The can has morphed into a draft treaty with a dotted line for signature at the bottom (actually there isn’t one in the pdf but you get the point). That’s what made today so potentially incendiary. Many of the questions to Michel Barnier in the Brussels press conference focused on that and provoked him into some snippy responses insisting that he was not arrogantly intruding on the integrity of the UK. So why has this not properly exploded back home in Westminster?
December was a very bruising moment for No. 10. When Theresa May had to scurry back from Brussels as the DUP threatened to withdraw support from her government, Mrs May and her team learnt a lesson: the DUP (like most of us) don’t like nasty surprises.
This time round, the government has known for at least a week that the European Commission text was going to be as it was today and instead of concealing the text and keeping its fingers crossed it has been reaching out to the DUP to sooth nerves and reassure that a strident rejection of the EU language would come promptly from the Prime Minister.
When that came, at Prime Minister’s Questions, nerves were duly soothed. A parallel exercise started at the beginning of the week with the European Research Group of Tory MPs and seems to have worked well for No. 10 as well.
So those around Theresa May are now hopeful that they can kick the draft treaty down the tracks just as they did the original Joint Report on Article 50. There’s a lot of detail to be agreed in the 3 weeks available before the March European Council. If the EU27 decide Britain is stepping up the pace and engaging positively from their point of view, you could see the Transition Agreement shaken on at the European Council and this draft treaty effectively kicked down the can-laden road a bit.
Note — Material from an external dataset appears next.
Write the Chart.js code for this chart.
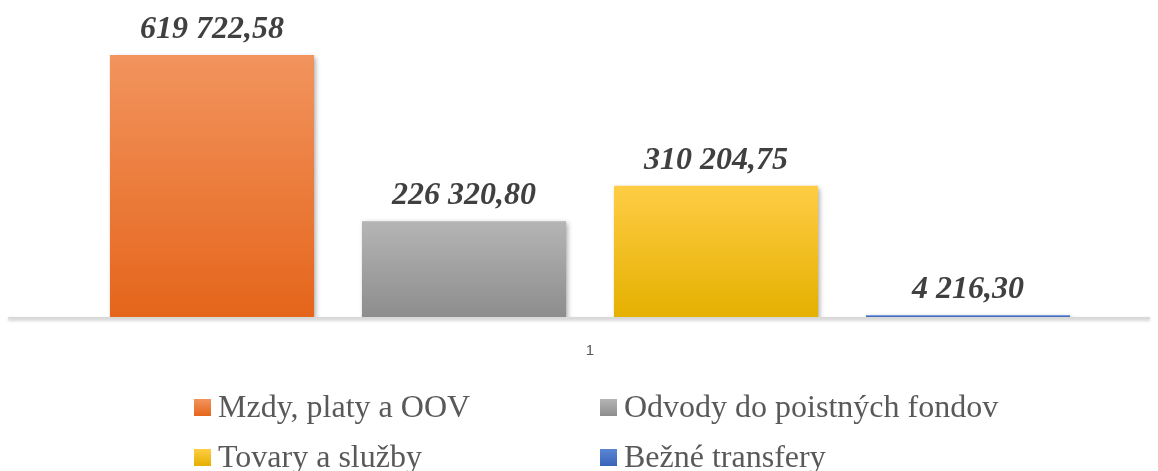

Maybe to help with that process, the government quietly climbed down today on its attempt to restrict freedom of movement from the EU during the Transition period. Theresa May raised the idea, never very convincingly, only last month when she was talking to journalists on the plane to China. It spawned some excited and supportive headlines in pro-Brexit newspapers. History may judge it served little other obvious purpose.
Sir John Major chose today to wade into the Brexit quagmire. In a speech followed by questions and then separate extended broadcast interviews, Sir John said Theresa May should make the final “deal or no deal” vote on Brexit a “free vote,” unwhipped. Iain Duncan Smith said Sir John didn’t seem to be such a fan of unwhipped votes when he was pushing the Maastricht Treaty through Parliament.
Sir John raised the prospect of a second referendum, albeit without much enthusiasm. After years of being David Cameron’s regular authorised kite flyer for issues Mr Cameron wanted to float with the Tory Party, Sir John today found himself making criticisms of the Tory leader. He insisted that his fire was reserved for the life-long Brexiteers whose referendum promises had turned to ash. But a lot of what he said will have been seen in No. 10 as an attack on Mrs May’s stewardship of the Brexit issue.